To definitively resolve the security crisis in the east, President Kagame suggested that the involved parties “tackle the root causes of persistent insecurity in eastern DRC, in particular bad governance, ethnic discrimination (of the Tusti) and violence” .

Kagame reaffirmed his position in a letter that his government sent to the UN Security Council which indicated “this violence is particularly directed against the Congolese Tutsi, in particular the Banyamulenge in South Kivu and the Hema in Ituri, based on their ethnicity and perceived allegiance to neighboring countries.”

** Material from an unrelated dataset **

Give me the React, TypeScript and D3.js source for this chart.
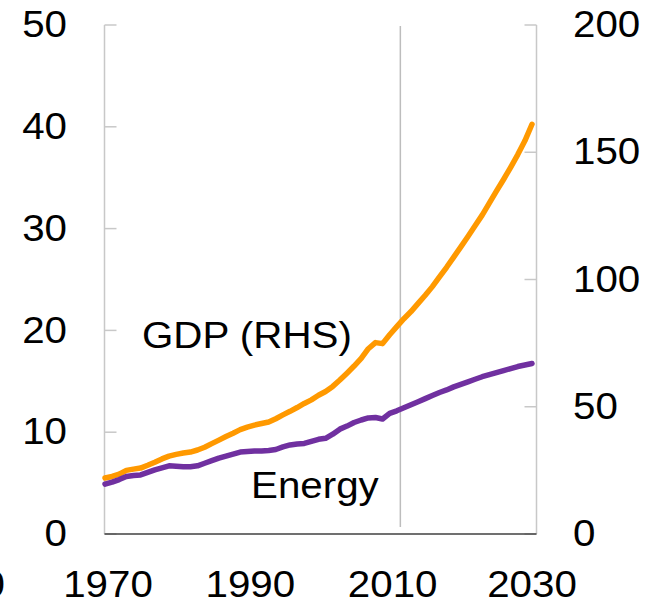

According to the Rwandan authorities, insecurity has persisted in the east because of “the refusal by the DRC government to address the real grievances of Rwandan-speaking Congolese, particularly Tutsis, and the refusal to repatriate hundreds of thousands of Congolese refugees living in the region.

“They have sworn to cleanse eastern DRC of Congolese Tutsis, whom they consider Rwandans, and are involved in horrific scenes of ethnic killings reminiscent of events leading up to the 1994 genocide against the Tutsi in Rwanda” Kagame’s government stated.

The Kagame administration stressed that the hypermilitarization of the eastern region of DRC with the presence of ethnically motivated forces, both state and non-state, constitutes a major concern for Rwanda.

The mini-summit in Addis Ababa brought together four heads of state; Félix Tshisekedi of the DRC, Paul Kagame of Rwanda, Cyril Ramaphosa of South Africa, João Lourenço of Angola, and the chairperson of the African Union commission, Moussa Faki.